Michigan Gov. Snyder signs Kelsey's Law affecting Michigan's inexperienced drivers with cellphones
New Michigan law makes driving while using cellphone civil infraction for some teenagers
Tuesday Gov. Rick Snyder signed Kelsey’s Law to help protect Michigan’s young, inexperienced drivers and other motorists.
The bill, sponsored by state Sen. Howard Walker, bans cellphone use for anyone driving on a level 1 or level 2 graduated driver license in Michigan.
The new law is named in honor of Kelsey Raffaele, 17, of Sault Ste. Marie, who died tragically in a cellphone-related automobile crash in 2010.
"This law means a lot to me, both as governor and as a parent of a young person who is learning to drive," Snyder said. "I appreciate the efforts of Kelsey’s mother, Bonnie, and family who have worked tirelessly to get the message out about the dangers of distracted driving. We should be doing everything we can to make sure beginning drivers are focused on learning how to drive. I believe this law will help them gain that experience while reinforcing their responsibilities behind the wheel."
The new law allows for enforcement by police, though in most cases police will enforce the ban when other violations are noticed first.

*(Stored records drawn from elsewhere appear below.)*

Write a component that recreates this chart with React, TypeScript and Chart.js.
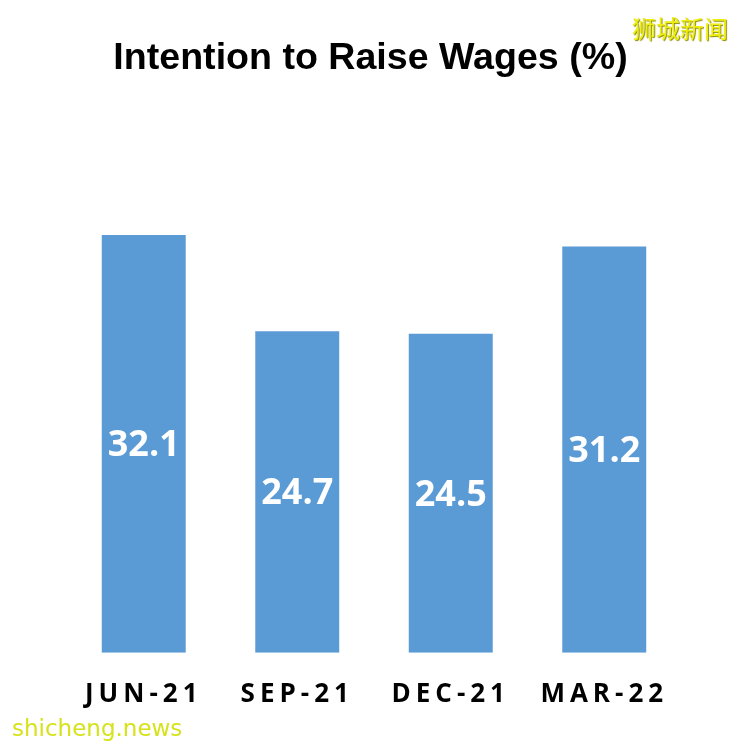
import React, { useEffect, useRef } from "react";
import { Chart, registerables } from "chart.js";

Chart.register(...registerables);

const categories: string[] = ["JUN-21", "SEP-21", "DEC-21", "MAR-22"];
const values: number[] = [32.1, 24.7, 24.5, 31.2];
const titleText = "Intention to Raise Wages (%)";
const yMin = 0;
const yMax = 35;

const valueLabelPlugin = {
  id: "valueLabels",
  afterDatasetsDraw(chart: any) {
    const ctx = chart.ctx as any;
    ctx.save();
    ctx.letterSpacing = "0px";
    ctx.fillStyle = "#ffffff";
    ctx.font = "bold 36px 'Open Sans'";
    ctx.textAlign = "center";
    ctx.textBaseline = "middle";
    const meta = chart.getDatasetMeta(0);
    const data = chart.data.datasets[0].data as number[];
    meta.data.forEach((bar: any, i: number) => {
      const p = bar.getProps(["x", "y", "base"], true);
      ctx.fillText(data[i].toFixed(1), p.x, (p.y + p.base) / 2 + 2);
    });
    ctx.restore();
    // x-axis tick labels (drawn after datasets) use wide letter spacing
    ctx.letterSpacing = "5px";
  },
  afterDraw(chart: any) {
    (chart.ctx as any).letterSpacing = "0px";
  },
};

export default function App() {
  const canvasRef = useRef<HTMLCanvasElement | null>(null);

  useEffect(() => {
    if (!canvasRef.current) return;
    const chart = new Chart(canvasRef.current, {
      type: "bar",
      data: {
        labels: categories,
        datasets: [
          {
            data: values,
            backgroundColor: "#5B9BD5",
            borderWidth: 0,
            categoryPercentage: 1,
            barPercentage: 0.547,
          },
        ],
      },
      options: {
        animation: false,
        responsive: false,
        events: [],
        layout: { padding: { left: 52, right: 55, top: 0, bottom: 4 } },
        plugins: {
          legend: { display: false },
          tooltip: { enabled: false },
          title: {
            display: true,
            text: titleText,
            color: "#000000",
            font: { family: "'Liberation Sans', Arial, sans-serif", size: 37.6, weight: "bold" },
            padding: { top: 28, bottom: 116 },
          },
        },
        scales: {
          x: {
            grid: { display: false, drawTicks: false },
            border: { display: false },
            ticks: {
              z: 1,
              color: "#000000",
              padding: 26,
              autoSkip: false,
              maxRotation: 0,
              font: { family: "'Open Sans'", size: 26, weight: "bold" },
            },
          },
          y: {
            display: true,
            min: yMin,
            max: yMax,
            grid: { display: false, drawTicks: false },
            border: { display: false },
            ticks: { display: false },
            afterFit: (scale: any) => {
              scale.width = 7;
            },
          },
        },
      },
      plugins: [valueLabelPlugin],
    });
    return () => chart.destroy();
  }, []);

  return (
    <div>
      <canvas ref={canvasRef} width={728} height={732} style={{ display: "block" }} />
      <div
        style={{
          position: "absolute",
          left: 632,
          top: 12,
          fontFamily: "'Noto Sans CJK SC', sans-serif",
          fontSize: 24,
          lineHeight: "32px",
          color: "#eeee10",
          textShadow: "1px 1px 1px #8a8a00",
          whiteSpace: "nowrap",
        }}
      >
        狮城新闻
      </div>
      <div
        style={{
          position: "absolute",
          left: 12,
          top: 713,
          fontFamily: "'DejaVu Sans', sans-serif",
          fontSize: 23,
          lineHeight: "30px",
          color: "#d6e21a",
          whiteSpace: "nowrap",
        }}
      >
        shicheng.news
      </div>
    </div>
  );
}
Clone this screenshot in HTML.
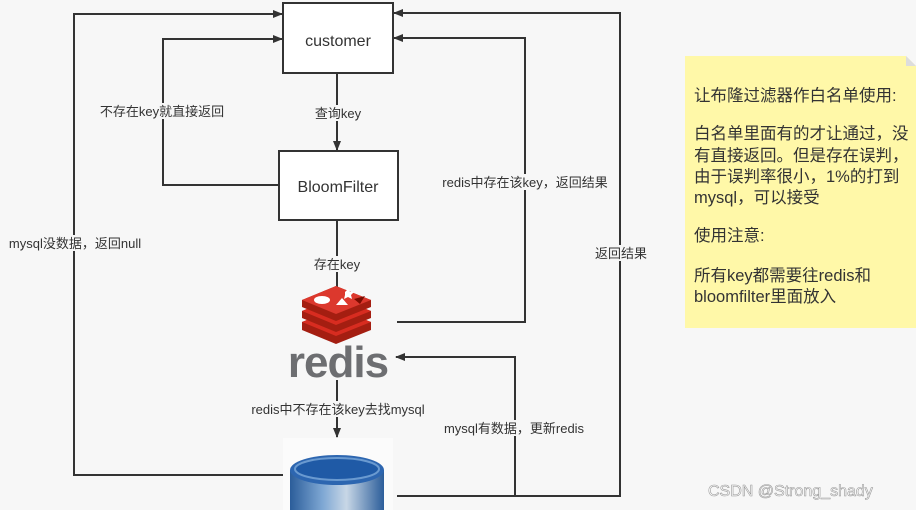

Any violation of this law will result in a civil infraction.
No points will be assigned to the driver’s record.
Teen drivers will not be punished for using a vehicle’s integrated hands-free phone system or for using cell phones to report an emergency.
The governor's office said in a statement, cell phones and other distractions increase a young driver’s inexperience and lead to more traffic crashes, which are the No. 1 killer of teens.
Michigan adopted a statewide ban on texting-while-driving in 2010.
Kelsey’s Law will take effect in late March.